Rocío y Claudia

rocio y claudia

Creo que tengo que desvelar ya cómo inicié esa aventura llamada Universidad. Muy pocos conocen la historia de esos primeros momentos, pero Claudia me ha obligado a hacerlo ahora y no en otro momento.

Aquella mañana de un 13 de octubre y que encima caía en martes, desperté en una habitación con la extraña sensación de que estaba en otro lugar, hasta que caí en la cuenta de que efectivamente aquella ya no era mi casa, sino una habitación compartida (de momento por dos personas, el tercero estaba por llegar ese mismo día) de la Residencia Universitaria.

Primera mañana y primer desayuno. Mi compañero ya apuntaba maneras a que aquello no iba a salir bien. Digamos que cuando uno encaja con otra persona, la situación no es tirante. Para qué engañarse, sólo hablábamos de tonterías y apenas había conversación posible, no coincidíamos ni llegamos a coincidir en nada, ni en gustos musicales, ni en aficiones ni en temas comunes y su interés por realizar esa carrera distaban mucho de los míos. Así de esa manera llegamos al primer desayuno en el comedor, donde a cuentagotas la gente iba llegando formando fila para prepararse el zumo, la leche y algo de repostería. No sabía cómo sacar la leche de aquel aparato, toda la vida abriendo el tetrabrick, pero alguien me echó una mano (no recuerdo quién).

Dicen que teníamos una enorme suerte y efectivamente así es. Aquello era como tener la Universidad en la propia Residencia Universitaria, a un tiro de piedra, nunca mejor dicho, cómo decirlo, que si me hubiera planteado lanzar un pedrusco a la Universidad desde las escaleras de la residencia, hubiera acertado al cien por cien, porque está cruzando la carretera.

La hora de la presentación se acercaba y mi nuevo compañero (al que conocí apenas hacía un día) y yo, comenzamos a patear, sin tener ni idea de dónde íbamos, cada planta del edificio. Ante nuestro tremendo desconocimiento (llamémoslo así por no decir torpeza), decidimos regresar al punto de partida, a la recepción, donde una amable pareja, que pasarían con el tiempo a formar parte de nuestra vida diaria, nos indicó que el Salón de Actos, ese que después se convertiría casualmente en mi causa defendida para poner fin a la carrera, se encontraba justo detrás de nosotros.
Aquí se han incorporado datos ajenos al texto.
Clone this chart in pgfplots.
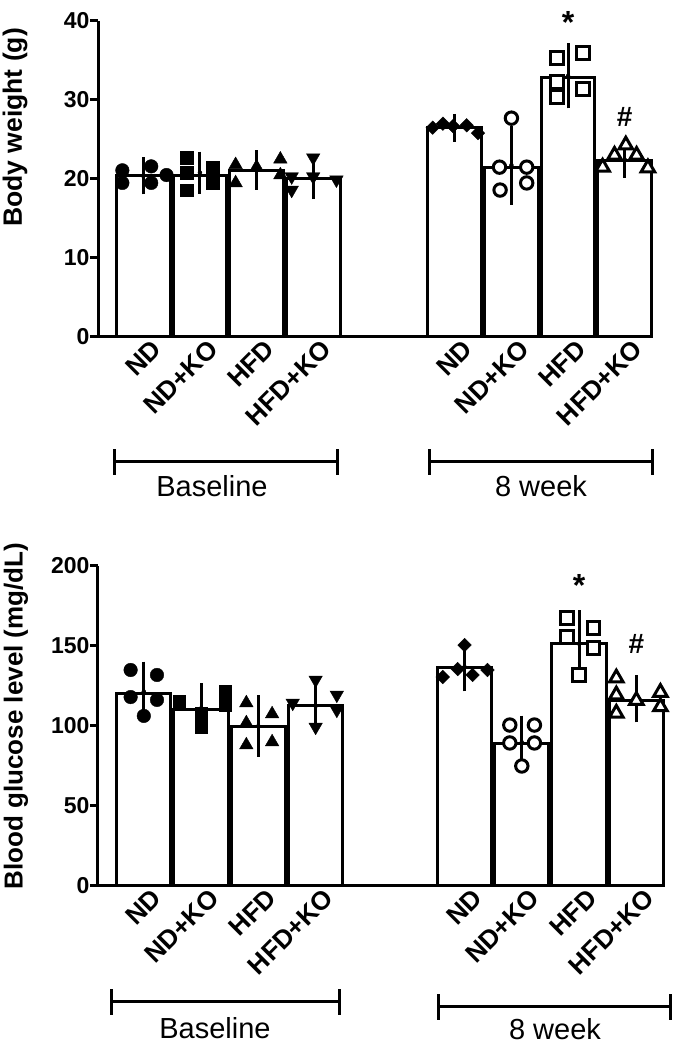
\documentclass[border=0pt]{standalone}
\usepackage{fontspec}
\setmainfont{Liberation Sans}
\usepackage{pgfplots}
\pgfplotsset{compat=1.18}

\newcommand\tfont{\fontsize{23}{26}\selectfont\bfseries}
\newcommand\cfont{\fontsize{26}{30}\selectfont\bfseries}

\pgfplotsset{
  mybar/.style={ybar, bar width=0.948, bar shift=0pt, fill=white, draw=black, line width=3pt},
  myerr/.style={only marks, mark=none,
    error bars/.cd, y dir=both, y explicit,
    error bar style={line width=3pt, black},
    error mark options={line width=3pt, black, mark size=11.5pt}},
  fcirc/.style={only marks, mark=*, mark size=6.8pt, mark options={fill=black, draw=black, line width=0.4pt}},
  fsq/.style={only marks, mark=square*, mark size=6.3pt, mark options={fill=black, draw=black, line width=0.4pt}},
  ftri/.style={only marks, mark=triangle*, mark size=7.8pt, mark options={fill=black, draw=black, line width=0.4pt}},
  fitri/.style={only marks, mark=triangle*, mark size=7.8pt, mark options={fill=black, draw=black, line width=0.4pt, rotate=180}},
  fdia/.style={only marks, mark=square*, mark size=4.8pt, mark options={fill=black, draw=black, line width=0.4pt, rotate=45}},
  ocirc/.style={only marks, mark=*, mark size=6.2pt, mark options={fill=white, draw=black, line width=3pt}},
  osq/.style={only marks, mark=square*, mark size=6.4pt, mark options={fill=white, draw=black, line width=3pt}},
  otri/.style={only marks, mark=triangle*, mark size=7.8pt, mark options={fill=white, draw=black, line width=3pt}},
  common/.style={
    scale only axis, anchor=south west,
    axis lines=left, axis line style={-, line width=3pt, black},
    tick align=outside, major tick length=8pt,
    ytick style={line width=3pt, black},
    xtick style={draw=none},
    xticklabels={ND,ND+KO,HFD,HFD+KO,ND,ND+KO,HFD,HFD+KO},
    xticklabel style={font=\cfont, rotate=45, anchor=east, xshift=13pt, yshift=-9pt},
    yticklabel style={font=\tfont, xshift=3pt},
    /pgf/number format/assume math mode=true,
    clip=false, enlargelimits=false,
    ymin=0, xmin=-0.8,
  },
}

\begin{document}
\begin{tikzpicture}
\useasboundingbox (0,0) rectangle (685pt,1046pt);

% ---------------- Top: body weight ----------------
\begin{axis}[common, at={(98pt,709pt)}, width=555pt, height=316pt,
  xmax=9.0, ymax=40, ytick={0,10,20,30,40},
  xtick={0,1,2,3,5.5,6.5,7.5,8.5},
  ylabel={Body weight (g)},
  ylabel style={at={(axis description cs:-0.1495,0.663)}, rotate=0, anchor=center, font=\fontsize{26.5}{30}\selectfont\bfseries},
]
\addplot[mybar] coordinates {(0,20.4) (1,20.5) (2,21.1) (3,20.0) (5.5,26.5) (6.5,21.5) (7.5,32.9) (8.5,22.4)};
\addplot[myerr] coordinates {
  (0,20.4) +- (0,0.9) (1,20.8) +- (0,1.2) (2,21.15) +- (0,1.05) (3,20.15) +- (0,1.25)
  (5.5,26.5) +- (0,0.3) (6.5,21.75) +- (0,3.55) (7.5,33.05) +- (0,2.65) (8.5,22.45) +- (0,0.85)};
\addplot[fcirc] coordinates {(-0.37,21.1) (-0.37,19.5) (0.14,21.6) (0.14,19.5) (0.41,20.5)};
\addplot[fsq] coordinates {(0.77,22.7) (0.77,20.8) (0.77,18.6) (1.23,21.5) (1.23,19.5)};
\addplot[ftri] coordinates {(1.63,21.8) (1.63,19.5) (2.0,21.5) (2.42,22.5) (2.42,20.5)};
\addplot[fitri] coordinates {(2.62,20.3) (2.62,18.6) (3.0,22.7) (3.0,20.3) (3.41,19.9)};
\addplot[fdia] coordinates {(5.11,26.5) (5.29,27.0) (5.47,26.7) (5.71,26.8) (5.91,25.8)};
\addplot[ocirc] coordinates {(6.5,27.7) (6.29,21.5) (6.77,21.5) (6.3,18.6) (6.77,19.5)};
\addplot[osq] coordinates {(7.3,35.3) (7.3,32.3) (7.3,30.4) (7.77,35.9) (7.77,31.4)};
\addplot[otri] coordinates {(8.11,21.5) (8.32,23.0) (8.52,24.3) (8.71,23.0) (8.91,21.4)};
\node[font=\fontsize{32}{32}\selectfont\bfseries, anchor=base] at (axis cs:7.5,38.4) {*};
\node[font=\fontsize{28}{28}\selectfont\bfseries, anchor=base] at (axis cs:8.5,26.6) {\#};
\end{axis}

% ---------------- Bottom: blood glucose ----------------
\begin{axis}[common, at={(98pt,160pt)}, width=567pt, height=320pt,
  xmax=9.1, ymax=200, ytick={0,50,100,150,200},
  xtick={0,1,2,3,5.6,6.6,7.6,8.6},
  ylabel={Blood glucose level (mg/dL)},
  ylabel style={at={(axis description cs:-0.1446,0.531)}, rotate=0, anchor=center, font=\fontsize{26}{30}\selectfont\bfseries},
]
\addplot[mybar] coordinates {(0,120.6) (1,110.6) (2,99.4) (3,112.5) (5.6,136.3) (6.6,88.8) (7.6,151.3) (8.6,116)};
\addplot[myerr] coordinates {
  (0,121.5) +- (0,11.5) (1,111) +- (0,8.5) (2,100) +- (0,11.9) (3,112.5) +- (0,10)
  (5.6,136.9) +- (0,8.1) (6.6,89.8) +- (0,9.5) (7.6,151.5) +- (0,13.5) (8.6,117) +- (0,7.5)};
\addplot[fcirc] coordinates {(-0.23,135) (-0.23,118.1) (0.23,131.9) (0.23,116.3) (0,106.3)};
\addplot[fsq] coordinates {(0.62,115.6) (1.42,121.3) (1.42,113.1) (1.0,108.1) (1.0,99.4)};
\addplot[ftri] coordinates {(1.79,114.4) (1.79,101.9) (1.79,88.1) (2.24,107.5) (2.24,90)};
\addplot[fitri] coordinates {(2.6,114.4) (3.0,128.8) (3.0,99.4) (3.37,119.4) (3.37,110)};
\addplot[fdia] coordinates {(5.6,150.6) (5.48,135.6) (6.0,135) (5.22,130.6) (5.74,131.9)};
\addplot[ocirc] coordinates {(6.39,100.6) (6.39,89.4) (6.82,100.6) (6.82,89.4) (6.6,75)};
\addplot[osq] coordinates {(7.39,167.5) (7.39,155.6) (7.85,161.3) (7.85,148.8) (7.6,131.9)};
\addplot[otri] coordinates {(8.25,130) (8.25,119.4) (8.25,108) (8.6,116) (9.02,121) (9.02,112)};
\node[font=\fontsize{32}{32}\selectfont\bfseries, anchor=base] at (axis cs:7.6,181) {*};
\node[font=\fontsize{28}{28}\selectfont\bfseries, anchor=base] at (axis cs:8.6,145) {\#};
\end{axis}

% ---------------- group brackets ----------------
\begin{scope}[line width=3pt]
\draw (114pt,584pt) -- (337pt,584pt);
\draw (114pt,571pt) -- (114pt,597pt);
\draw (337pt,571pt) -- (337pt,597pt);
\draw (429pt,584pt) -- (652pt,584pt);
\draw (429pt,571pt) -- (429pt,597pt);
\draw (652pt,571pt) -- (652pt,597pt);
\draw (111pt,44pt) -- (339pt,44pt);
\draw (111pt,31pt) -- (111pt,57pt);
\draw (339pt,31pt) -- (339pt,57pt);
\draw (438pt,39pt) -- (670pt,39pt);
\draw (438pt,26pt) -- (438pt,52pt);
\draw (670pt,26pt) -- (670pt,52pt);
\end{scope}
\node[font=\fontsize{29}{32}\selectfont, anchor=base] at (212pt,549pt) {Baseline};
\node[font=\fontsize{29}{32}\selectfont, anchor=base] at (541pt,549pt) {8 week};
\node[font=\fontsize{29}{32}\selectfont, anchor=base] at (215pt,8pt) {Baseline};
\node[font=\fontsize{29}{32}\selectfont, anchor=base] at (555pt,6pt) {8 week};
\end{tikzpicture}
\end{document}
Y al darnos la vuelta allí estaba ella, Rocío, la chica con pecas de pelo pelirrojo y rizado, lanzando una sonrisa gigante de oreja a oreja, preguntándonos dónde se encontraba el Salón de Actos. «¿Tú también eres de Teleco?» le pregunté, «Sí, no me digas», me respondío alegre como sin poder creérselo.

En vistas a que hubo un retraso porque aún debían llegar algunos profesores, aprovechamos el antes y el después para estar los tres juntos. Bajamos al Alcampo (antiguo Pan de Azúcar en la época en que estuvo allí mi hermana) y nos quedamos en una de las terracitas interiores tomando algo (la misma terracita que me vio partir el primer año comenzando con un buen desayuno) y conociéndonos mejor. Allí Rocío nos contó de dónde venía y algunos datos de su vida, mientras nosotros hacíamos lo mismo. No paraba de hablar, lo cual en cierta forma era un alivio, si tenemos en cuenta que entre mi nuevo compañero y yo no había apenas nada más que decir desde el momento en que nos conocimos.

Ella creó un pequeño vínculo con nosotros, de esos de los primeros compases de una convivencia, como si fuese mi propio gran hermano. Comienzas a conocer a muy diversas personas, al principio vas como el agua o el viento, siguiendo la corriente, hasta que con el tiempo te plantas como una piedra en el camino que decides seguir, rodeándote de las personas con las que convivirás finalmente.

Rocío fue la compañera de esos primeros compases, y aunque nunca se convirtió en amiga, sí fue algo que puede acercarse a la amistad. Era siempre sonrisa, alegría y eso que tanto me gusta y que tanto escasea, una persona sin maldad. Todo lo que ella mostraba, era lo que había, sin dobleces.

Hoy aquella chiquilla ha dado a luz a su primera hija,Claudia. Se me hace difícil ver la primera imagen de ese nacimiento y no recordar a la muchacha pelirroja que me encontré al darme la vuelta en la recepción, con su sonrisa siempre. Y yo estoy feliz, por ella, por los que le rodean, por mí, por haber formado y seguir formando en cierta forma parte de su vida. Quizá un día pueda contarle a Claudia como conocí a su madre.